Unlike other vaccines which rely on a dead or weakened form of the virus to build immunity, the best part of the mRNA vaccine is that it cannot make a coronavirus.

“It’s only the spike protein, meaning people cannot get COVID-19 from these vaccines,” Sullivan said. “No way.”

Power in numbers

Some vaccine trials may only have 5,000 people. But for COVID-19 trials, scientists have gotten 30,000 to 45,000 people.

“These trials are much bigger, which allows us to get information much quicker,” Sullivan said. “Through these trials we’ve been able to learn that these vaccines really protect against the most severe type of COVID-19 that puts people in the hospital, requiring oxygen or an ICU bed.”

REMAINING QUESTIONS

At this time scientists have determined the vaccine does build immunity in the participants, with both Pfizer and Moderna vaccines touting near 95% efficacy. However, they still aren’t sure how long the immunity lasts.

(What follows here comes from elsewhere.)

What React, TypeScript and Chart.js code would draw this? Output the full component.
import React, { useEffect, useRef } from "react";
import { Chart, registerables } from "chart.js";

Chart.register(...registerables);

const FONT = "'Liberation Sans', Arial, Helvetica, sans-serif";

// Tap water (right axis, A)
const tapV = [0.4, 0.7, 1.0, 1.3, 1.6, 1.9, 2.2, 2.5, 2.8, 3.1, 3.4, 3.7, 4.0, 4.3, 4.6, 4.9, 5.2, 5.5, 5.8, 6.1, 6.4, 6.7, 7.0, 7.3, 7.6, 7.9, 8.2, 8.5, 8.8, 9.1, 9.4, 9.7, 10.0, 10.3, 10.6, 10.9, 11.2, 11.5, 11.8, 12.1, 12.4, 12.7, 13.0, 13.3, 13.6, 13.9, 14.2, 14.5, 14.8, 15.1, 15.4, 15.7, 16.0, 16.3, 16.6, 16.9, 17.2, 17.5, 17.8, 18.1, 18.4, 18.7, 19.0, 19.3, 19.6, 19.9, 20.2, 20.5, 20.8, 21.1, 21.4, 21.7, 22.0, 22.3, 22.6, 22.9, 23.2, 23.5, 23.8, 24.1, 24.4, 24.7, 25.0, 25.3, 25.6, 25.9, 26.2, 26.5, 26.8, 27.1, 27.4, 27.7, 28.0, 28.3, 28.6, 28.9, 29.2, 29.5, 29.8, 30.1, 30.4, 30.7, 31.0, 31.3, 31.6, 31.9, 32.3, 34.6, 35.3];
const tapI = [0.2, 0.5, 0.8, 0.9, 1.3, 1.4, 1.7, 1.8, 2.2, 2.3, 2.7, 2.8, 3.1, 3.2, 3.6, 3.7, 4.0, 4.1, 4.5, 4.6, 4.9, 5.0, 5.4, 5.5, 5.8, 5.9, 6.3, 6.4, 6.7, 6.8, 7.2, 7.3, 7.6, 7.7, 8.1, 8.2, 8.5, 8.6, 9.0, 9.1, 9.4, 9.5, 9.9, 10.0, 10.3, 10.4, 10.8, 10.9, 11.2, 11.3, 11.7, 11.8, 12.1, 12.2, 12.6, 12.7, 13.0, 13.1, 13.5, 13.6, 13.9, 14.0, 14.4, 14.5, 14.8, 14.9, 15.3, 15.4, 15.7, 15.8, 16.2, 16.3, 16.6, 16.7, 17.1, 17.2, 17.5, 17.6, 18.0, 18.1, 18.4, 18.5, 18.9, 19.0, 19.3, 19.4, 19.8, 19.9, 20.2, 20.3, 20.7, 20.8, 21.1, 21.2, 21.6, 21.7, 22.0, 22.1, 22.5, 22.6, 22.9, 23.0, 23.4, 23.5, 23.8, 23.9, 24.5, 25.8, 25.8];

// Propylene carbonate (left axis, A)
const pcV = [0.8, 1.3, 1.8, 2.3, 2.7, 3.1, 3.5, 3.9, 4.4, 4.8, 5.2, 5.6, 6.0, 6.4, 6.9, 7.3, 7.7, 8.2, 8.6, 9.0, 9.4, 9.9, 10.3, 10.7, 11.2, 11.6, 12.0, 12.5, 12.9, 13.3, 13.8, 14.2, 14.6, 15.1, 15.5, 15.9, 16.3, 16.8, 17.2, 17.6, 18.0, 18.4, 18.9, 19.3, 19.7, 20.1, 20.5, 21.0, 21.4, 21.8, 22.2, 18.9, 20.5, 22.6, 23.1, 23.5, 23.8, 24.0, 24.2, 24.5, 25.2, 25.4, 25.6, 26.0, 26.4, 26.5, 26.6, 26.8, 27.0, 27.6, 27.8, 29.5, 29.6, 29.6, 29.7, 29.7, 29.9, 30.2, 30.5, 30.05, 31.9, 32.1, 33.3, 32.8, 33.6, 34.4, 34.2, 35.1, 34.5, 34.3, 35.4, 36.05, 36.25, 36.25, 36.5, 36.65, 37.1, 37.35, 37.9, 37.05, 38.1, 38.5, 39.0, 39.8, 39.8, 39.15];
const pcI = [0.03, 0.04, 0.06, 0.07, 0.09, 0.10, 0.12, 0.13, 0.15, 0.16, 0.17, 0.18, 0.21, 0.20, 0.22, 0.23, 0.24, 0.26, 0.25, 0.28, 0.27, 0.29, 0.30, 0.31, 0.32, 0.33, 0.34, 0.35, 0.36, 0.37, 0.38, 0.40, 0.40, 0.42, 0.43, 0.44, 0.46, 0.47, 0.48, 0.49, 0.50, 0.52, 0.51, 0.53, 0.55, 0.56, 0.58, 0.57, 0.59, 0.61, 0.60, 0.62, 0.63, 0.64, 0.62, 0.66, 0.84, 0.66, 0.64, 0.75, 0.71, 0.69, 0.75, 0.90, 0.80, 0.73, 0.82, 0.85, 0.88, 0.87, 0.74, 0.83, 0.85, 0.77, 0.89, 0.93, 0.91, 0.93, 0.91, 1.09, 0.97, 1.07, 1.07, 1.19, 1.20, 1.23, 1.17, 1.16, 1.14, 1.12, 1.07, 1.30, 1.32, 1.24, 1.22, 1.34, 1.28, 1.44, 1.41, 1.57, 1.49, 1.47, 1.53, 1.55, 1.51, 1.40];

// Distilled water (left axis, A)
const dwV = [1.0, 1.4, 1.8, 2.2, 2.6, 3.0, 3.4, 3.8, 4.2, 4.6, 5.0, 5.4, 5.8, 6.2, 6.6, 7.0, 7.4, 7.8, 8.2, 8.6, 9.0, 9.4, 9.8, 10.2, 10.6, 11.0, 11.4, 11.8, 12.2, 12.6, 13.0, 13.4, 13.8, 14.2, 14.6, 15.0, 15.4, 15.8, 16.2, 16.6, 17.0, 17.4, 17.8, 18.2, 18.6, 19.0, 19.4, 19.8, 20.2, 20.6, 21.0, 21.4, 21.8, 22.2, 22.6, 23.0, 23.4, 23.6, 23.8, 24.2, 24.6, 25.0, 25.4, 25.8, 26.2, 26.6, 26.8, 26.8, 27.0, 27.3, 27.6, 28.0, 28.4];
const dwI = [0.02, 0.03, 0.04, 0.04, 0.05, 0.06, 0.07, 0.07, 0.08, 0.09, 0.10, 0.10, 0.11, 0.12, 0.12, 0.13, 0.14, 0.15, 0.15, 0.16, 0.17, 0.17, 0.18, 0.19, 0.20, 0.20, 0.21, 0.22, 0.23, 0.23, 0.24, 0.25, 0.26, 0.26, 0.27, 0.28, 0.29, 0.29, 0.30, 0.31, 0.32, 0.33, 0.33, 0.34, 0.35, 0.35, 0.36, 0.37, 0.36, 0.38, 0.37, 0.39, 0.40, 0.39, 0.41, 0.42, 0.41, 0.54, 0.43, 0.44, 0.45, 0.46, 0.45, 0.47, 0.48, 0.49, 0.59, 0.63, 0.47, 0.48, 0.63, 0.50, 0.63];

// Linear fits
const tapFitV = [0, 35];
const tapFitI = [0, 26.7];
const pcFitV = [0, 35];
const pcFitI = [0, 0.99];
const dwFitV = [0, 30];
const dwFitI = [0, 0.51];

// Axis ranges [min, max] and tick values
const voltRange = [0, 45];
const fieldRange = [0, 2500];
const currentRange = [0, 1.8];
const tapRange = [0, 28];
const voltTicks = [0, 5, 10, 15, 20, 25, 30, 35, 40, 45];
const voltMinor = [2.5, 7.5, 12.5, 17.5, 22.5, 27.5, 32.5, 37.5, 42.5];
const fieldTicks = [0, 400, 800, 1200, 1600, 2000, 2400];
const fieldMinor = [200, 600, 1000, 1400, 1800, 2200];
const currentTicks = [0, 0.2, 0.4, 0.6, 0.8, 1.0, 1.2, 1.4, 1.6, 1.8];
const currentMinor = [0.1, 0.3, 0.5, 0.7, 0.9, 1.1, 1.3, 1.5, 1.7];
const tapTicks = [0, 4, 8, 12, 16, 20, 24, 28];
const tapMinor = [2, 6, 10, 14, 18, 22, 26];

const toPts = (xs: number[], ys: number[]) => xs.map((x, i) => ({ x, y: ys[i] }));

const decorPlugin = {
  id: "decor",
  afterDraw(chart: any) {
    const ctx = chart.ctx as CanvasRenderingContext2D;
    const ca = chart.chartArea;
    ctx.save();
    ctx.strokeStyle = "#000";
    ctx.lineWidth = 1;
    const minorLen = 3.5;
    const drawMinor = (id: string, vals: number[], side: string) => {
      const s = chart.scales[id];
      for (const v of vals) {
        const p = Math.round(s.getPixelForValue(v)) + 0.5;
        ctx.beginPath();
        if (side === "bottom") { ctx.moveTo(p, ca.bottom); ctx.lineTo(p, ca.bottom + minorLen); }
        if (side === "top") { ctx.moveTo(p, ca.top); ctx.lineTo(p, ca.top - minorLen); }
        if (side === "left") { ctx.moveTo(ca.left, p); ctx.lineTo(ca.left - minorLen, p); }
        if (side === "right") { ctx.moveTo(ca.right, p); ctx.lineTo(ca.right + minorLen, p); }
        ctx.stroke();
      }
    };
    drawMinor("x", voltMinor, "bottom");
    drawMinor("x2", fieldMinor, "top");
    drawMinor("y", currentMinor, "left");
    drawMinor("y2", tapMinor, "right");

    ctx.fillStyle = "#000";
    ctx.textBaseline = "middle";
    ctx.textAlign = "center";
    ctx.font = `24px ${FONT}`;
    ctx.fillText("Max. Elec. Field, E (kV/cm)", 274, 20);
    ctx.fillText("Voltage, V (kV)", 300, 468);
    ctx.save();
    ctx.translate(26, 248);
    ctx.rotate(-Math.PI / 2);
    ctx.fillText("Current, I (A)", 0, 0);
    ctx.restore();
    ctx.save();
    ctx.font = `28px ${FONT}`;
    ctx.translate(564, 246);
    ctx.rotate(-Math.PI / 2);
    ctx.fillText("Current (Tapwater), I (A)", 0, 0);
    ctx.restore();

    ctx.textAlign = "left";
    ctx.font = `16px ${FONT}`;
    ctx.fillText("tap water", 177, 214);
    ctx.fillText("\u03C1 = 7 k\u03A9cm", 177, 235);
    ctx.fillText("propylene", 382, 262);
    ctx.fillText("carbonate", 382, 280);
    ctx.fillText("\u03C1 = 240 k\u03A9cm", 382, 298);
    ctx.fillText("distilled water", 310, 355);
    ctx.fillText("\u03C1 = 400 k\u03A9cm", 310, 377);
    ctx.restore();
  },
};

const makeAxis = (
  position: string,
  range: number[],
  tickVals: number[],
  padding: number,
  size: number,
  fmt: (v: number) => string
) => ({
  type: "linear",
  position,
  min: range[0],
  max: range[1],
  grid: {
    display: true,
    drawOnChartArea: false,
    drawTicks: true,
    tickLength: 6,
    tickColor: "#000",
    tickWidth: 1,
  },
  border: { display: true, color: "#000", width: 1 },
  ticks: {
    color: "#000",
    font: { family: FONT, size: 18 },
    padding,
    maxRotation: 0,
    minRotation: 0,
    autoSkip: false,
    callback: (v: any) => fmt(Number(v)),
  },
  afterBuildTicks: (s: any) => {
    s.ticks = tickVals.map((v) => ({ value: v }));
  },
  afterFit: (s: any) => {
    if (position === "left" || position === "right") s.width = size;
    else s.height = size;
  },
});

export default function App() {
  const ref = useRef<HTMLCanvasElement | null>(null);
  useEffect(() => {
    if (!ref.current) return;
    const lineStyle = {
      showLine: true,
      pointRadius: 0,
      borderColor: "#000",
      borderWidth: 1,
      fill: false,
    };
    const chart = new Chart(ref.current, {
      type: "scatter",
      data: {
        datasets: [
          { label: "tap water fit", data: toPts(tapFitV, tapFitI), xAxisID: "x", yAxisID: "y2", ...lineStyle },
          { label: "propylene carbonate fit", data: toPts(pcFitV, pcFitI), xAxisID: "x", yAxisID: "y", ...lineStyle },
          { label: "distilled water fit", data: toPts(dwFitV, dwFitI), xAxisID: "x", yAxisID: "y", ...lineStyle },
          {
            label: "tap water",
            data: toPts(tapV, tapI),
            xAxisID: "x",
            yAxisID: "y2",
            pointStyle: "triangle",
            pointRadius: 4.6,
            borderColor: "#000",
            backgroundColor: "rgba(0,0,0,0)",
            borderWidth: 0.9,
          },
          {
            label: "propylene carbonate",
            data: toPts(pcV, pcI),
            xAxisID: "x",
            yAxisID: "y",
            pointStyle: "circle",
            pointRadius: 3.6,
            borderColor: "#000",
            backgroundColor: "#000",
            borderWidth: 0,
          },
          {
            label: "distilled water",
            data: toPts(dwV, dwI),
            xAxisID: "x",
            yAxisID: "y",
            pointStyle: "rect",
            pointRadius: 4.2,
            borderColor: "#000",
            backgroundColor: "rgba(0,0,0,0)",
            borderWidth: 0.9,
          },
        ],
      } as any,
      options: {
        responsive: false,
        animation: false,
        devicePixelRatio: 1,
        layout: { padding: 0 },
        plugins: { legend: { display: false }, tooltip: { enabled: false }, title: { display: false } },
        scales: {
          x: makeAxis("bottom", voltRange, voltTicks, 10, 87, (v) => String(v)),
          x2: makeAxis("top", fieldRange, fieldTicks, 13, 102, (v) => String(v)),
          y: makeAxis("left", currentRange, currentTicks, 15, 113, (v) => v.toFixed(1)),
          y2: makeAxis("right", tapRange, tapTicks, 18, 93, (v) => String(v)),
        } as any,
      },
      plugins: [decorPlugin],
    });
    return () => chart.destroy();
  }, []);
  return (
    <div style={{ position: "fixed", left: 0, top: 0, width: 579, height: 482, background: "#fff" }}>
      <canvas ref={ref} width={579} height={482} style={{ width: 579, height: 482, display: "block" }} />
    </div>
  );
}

“We won’t know for several months — five, six, 12 months about how long this lasts as far as effectiveness,” Sullivan said.

OHA is on the lookout for any safety surprises. Dr. Sullivan said he’s curious to know more about the vaccine’s effect on subpopulations, like older folks, people with chronic disease, children, and those who’ve been historically disproportionately affected by this disease, such as people of color.

“Those are the things that I’d like to drill down and make sure that these vaccines, both of them, are effective for all races and ethnicities and all ages that they’ve been tested in,” he said, “That’s what we want confirmation of.”

The Pfizer vaccine had enrolled kids down to 16. Now they’re looking at kids as young as 12. This week, Moderna announced that it was starting a 3,000-person placebo-controlled trial in kids between 12 and 18.

The vaccine trials have given us information that shows these are very effective vaccines. Dr. Sullivan said we’re even luckier to have two of them available so we can start to end this pandemic.

“If all that data comes to pass, as scientists have understood, that’s a real boon for Oregon and the rest of the world,” Sullivan said.